● **RECORDS FOR THE TASK**:
+--

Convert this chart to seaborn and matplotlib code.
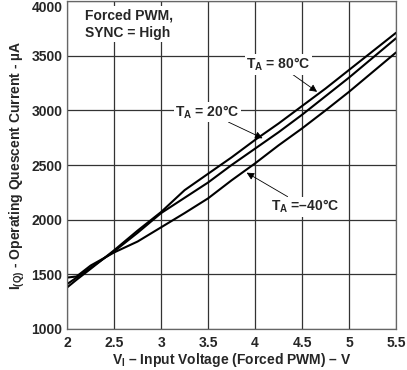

+--

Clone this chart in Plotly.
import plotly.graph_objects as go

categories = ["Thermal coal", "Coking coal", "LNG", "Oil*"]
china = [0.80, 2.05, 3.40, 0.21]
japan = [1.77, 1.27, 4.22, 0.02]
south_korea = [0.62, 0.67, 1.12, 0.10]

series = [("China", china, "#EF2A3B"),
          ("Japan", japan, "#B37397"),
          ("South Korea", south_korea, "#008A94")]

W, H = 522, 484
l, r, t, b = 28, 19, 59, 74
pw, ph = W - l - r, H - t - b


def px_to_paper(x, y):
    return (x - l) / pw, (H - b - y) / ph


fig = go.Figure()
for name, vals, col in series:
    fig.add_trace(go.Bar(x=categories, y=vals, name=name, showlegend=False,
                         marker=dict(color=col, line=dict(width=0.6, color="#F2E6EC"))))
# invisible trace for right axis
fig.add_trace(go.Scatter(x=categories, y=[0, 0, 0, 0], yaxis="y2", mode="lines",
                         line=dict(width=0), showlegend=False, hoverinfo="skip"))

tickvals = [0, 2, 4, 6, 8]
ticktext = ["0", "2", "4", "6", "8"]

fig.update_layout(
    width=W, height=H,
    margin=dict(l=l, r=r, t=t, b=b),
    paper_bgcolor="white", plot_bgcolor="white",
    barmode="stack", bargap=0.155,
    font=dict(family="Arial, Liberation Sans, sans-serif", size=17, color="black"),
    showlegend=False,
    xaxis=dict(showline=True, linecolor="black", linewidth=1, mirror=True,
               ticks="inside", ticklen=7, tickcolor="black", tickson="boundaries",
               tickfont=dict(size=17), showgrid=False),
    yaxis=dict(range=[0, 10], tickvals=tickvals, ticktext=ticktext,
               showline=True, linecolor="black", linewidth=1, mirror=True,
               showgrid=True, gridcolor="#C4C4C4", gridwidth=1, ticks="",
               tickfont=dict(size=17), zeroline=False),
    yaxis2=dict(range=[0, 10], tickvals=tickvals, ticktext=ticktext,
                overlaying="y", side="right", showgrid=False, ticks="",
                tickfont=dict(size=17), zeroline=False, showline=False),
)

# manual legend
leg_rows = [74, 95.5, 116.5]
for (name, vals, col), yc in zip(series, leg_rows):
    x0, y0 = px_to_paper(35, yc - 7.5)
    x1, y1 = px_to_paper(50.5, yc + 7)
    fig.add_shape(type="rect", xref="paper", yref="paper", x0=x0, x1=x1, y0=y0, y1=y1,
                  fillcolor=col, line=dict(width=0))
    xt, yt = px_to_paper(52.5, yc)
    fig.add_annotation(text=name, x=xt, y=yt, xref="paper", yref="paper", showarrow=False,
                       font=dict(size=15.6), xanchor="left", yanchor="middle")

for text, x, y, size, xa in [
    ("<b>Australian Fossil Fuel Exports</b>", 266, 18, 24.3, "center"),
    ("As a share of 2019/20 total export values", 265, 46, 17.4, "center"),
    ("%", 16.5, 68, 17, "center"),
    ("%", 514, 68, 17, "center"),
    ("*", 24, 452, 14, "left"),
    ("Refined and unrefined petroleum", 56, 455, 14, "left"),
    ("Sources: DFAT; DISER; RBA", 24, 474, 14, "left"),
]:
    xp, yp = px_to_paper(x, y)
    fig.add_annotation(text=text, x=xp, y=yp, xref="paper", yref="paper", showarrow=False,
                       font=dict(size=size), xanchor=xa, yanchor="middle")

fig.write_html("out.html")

+--

● **DIRECTIONS**: Only the lines from the one bearing "Clone this chart in Plotly." through the one bearing "return (x - l) / pw, (H - b - y) / ph" should be repeated, exactly as given.

● **ANSWER TO THE EXERCISE**:
Clone this chart in Plotly.
import plotly.graph_objects as go

categories = ["Thermal coal", "Coking coal", "LNG", "Oil*"]
china = [0.80, 2.05, 3.40, 0.21]
japan = [1.77, 1.27, 4.22, 0.02]
south_korea = [0.62, 0.67, 1.12, 0.10]

series = [("China", china, "#EF2A3B"),
          ("Japan", japan, "#B37397"),
          ("South Korea", south_korea, "#008A94")]

W, H = 522, 484
l, r, t, b = 28, 19, 59, 74
pw, ph = W - l - r, H - t - b


def px_to_paper(x, y):
    return (x - l) / pw, (H - b - y) / ph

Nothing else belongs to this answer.